Bill Cosby's lawyers on Tuesday formally appealed his conviction for drugging and sexually attacking a former friend at his home near Philadelphia 15 years ago, citing what they called errors in legal procedure that allowed trial testimony and evidence the defense contends should have been excluded.
Attorneys for the once-beloved American actor and comedian, star of the hit television sitcom "The Cosby Show," urged the appellate-level Pennsylvania Superior Court to either throw out his 2018 guilty verdict altogether or grant him a new trial.
The 348-page appeal asserts that Cosby, 81, was wrongly convicted on the basis of "flawed, erroneous, and prejudicial rulings" by the trial judge, including the admission of testimony from several accusers other than the woman he was charged with assaulting.
A jury in Norristown, Pennsylvania, found Cosby guilty in April 2018 of drugging and sexually violating former Temple University administrator Andrea Constand, at his home near Philadelphia in 2004.
It marked the first such criminal conviction of a celebrity accused of sexual misconduct since the #MeToo movement that has brought down dozens of powerful, privileged men in American media, politics and business since the autumn of 2017.
In September of last year, trial Judge Steven O'Neill designated Cosby a "sexually violent predator" under state law, requiring Cosby to register as a sex offender for life, and sentenced him to a term of three to 10 years in prison.
Cosby, who is married, has insisted all along that any sexual encounters he had were consensual. He was found guilty on three counts of aggravated indecent assault.
Other Accusers
A major thrust of Cosby's appeal is the contention that his conviction hinged on testimony from six other women who had accused Cosby of sexual misconduct, "all having occurred approximately 15 or more years before the charged crime."
The defense asserted that allegations of the other women, five of whom testified in court, should have been inadmissible because they bore too little similarity or connection to the offense for which Cosby was prosecuted.
The appellate brief also said the judge should not have allowed prosecutors to introduce incriminating admissions by Cosby from a sworn statement he had once given in a separate civil case filed by Constand.

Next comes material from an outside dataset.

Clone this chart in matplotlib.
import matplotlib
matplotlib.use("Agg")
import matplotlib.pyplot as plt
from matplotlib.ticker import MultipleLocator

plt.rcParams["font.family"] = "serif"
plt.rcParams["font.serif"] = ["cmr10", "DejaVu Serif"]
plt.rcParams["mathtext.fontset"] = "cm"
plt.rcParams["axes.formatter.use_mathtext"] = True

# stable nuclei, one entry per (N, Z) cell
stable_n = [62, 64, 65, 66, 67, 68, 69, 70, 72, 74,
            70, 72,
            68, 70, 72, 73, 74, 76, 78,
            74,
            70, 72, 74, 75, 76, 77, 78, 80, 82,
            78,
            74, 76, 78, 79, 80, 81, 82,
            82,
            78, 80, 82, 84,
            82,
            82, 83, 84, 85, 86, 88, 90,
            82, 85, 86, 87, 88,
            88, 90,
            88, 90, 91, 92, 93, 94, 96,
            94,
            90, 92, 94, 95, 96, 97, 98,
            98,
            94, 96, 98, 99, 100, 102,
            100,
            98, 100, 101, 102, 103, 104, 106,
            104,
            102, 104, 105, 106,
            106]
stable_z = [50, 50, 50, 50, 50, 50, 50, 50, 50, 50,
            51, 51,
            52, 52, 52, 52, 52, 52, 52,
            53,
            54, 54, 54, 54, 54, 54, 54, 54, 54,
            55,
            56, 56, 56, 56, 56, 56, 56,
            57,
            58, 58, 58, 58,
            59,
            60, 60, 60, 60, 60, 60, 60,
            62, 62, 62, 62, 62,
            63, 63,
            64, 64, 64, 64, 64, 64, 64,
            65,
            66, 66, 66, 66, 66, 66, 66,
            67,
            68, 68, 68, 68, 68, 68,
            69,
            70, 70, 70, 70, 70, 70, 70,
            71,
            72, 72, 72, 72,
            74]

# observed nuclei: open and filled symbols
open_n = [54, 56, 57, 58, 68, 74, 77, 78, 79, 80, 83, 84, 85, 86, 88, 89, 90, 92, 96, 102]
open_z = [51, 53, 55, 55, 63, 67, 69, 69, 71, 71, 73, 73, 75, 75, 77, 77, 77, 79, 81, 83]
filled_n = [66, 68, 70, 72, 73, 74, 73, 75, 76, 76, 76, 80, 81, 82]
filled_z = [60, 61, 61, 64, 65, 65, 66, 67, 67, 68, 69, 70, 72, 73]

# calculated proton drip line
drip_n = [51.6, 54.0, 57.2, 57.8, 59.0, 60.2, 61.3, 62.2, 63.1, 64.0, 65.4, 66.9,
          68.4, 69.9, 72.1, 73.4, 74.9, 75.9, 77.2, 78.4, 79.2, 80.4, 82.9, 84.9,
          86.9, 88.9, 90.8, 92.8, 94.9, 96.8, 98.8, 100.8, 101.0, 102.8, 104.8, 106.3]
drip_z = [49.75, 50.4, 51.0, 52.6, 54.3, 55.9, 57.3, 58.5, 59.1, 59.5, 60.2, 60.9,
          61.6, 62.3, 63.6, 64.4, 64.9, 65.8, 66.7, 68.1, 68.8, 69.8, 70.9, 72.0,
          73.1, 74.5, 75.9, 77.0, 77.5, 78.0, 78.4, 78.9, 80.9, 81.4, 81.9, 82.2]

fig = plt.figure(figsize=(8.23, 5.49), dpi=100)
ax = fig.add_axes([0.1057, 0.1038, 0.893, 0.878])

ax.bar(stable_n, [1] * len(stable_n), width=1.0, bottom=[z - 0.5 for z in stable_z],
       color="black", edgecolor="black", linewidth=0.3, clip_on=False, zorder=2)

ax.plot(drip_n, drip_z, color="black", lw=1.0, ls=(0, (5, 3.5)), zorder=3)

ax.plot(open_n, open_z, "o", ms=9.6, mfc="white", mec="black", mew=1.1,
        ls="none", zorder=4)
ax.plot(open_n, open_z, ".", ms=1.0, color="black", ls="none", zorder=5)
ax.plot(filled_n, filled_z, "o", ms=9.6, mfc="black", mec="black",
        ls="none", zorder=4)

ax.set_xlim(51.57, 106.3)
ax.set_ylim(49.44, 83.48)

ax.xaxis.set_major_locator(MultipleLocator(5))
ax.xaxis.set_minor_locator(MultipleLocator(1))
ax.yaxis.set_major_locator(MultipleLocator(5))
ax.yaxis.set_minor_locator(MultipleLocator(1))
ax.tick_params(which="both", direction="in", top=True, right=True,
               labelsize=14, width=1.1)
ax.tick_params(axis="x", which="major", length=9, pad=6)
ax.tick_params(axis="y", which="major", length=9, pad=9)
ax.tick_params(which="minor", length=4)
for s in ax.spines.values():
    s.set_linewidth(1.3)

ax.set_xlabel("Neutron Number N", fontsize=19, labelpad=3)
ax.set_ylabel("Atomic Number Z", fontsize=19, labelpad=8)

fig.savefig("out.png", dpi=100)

That 2005 deposition, in which Cosby acknowledged giving sedatives called Quaaludes to young women for purposes of having sex with them, was cited as a key piece of evidence in the criminal case brought a decade later by District Attorney Kevin Steele.
The defense argued it should have been excluded as irrelevant to the criminal case and a violation of Cosby's constitutional protection against self-incrimination.
Cosby's lawyers maintain the criminal case was itself a violation of a 2005 promise by Steele's predecessor, Bruce Castor, to refrain from prosecuting Cosby if the entertainer agreed to sit for the sworn deposition in Constand's civil suit.
The two sides in the case are scheduled to present oral arguments over the appeal to the Superior Court on Aug. 12, according to a court spokeswoman.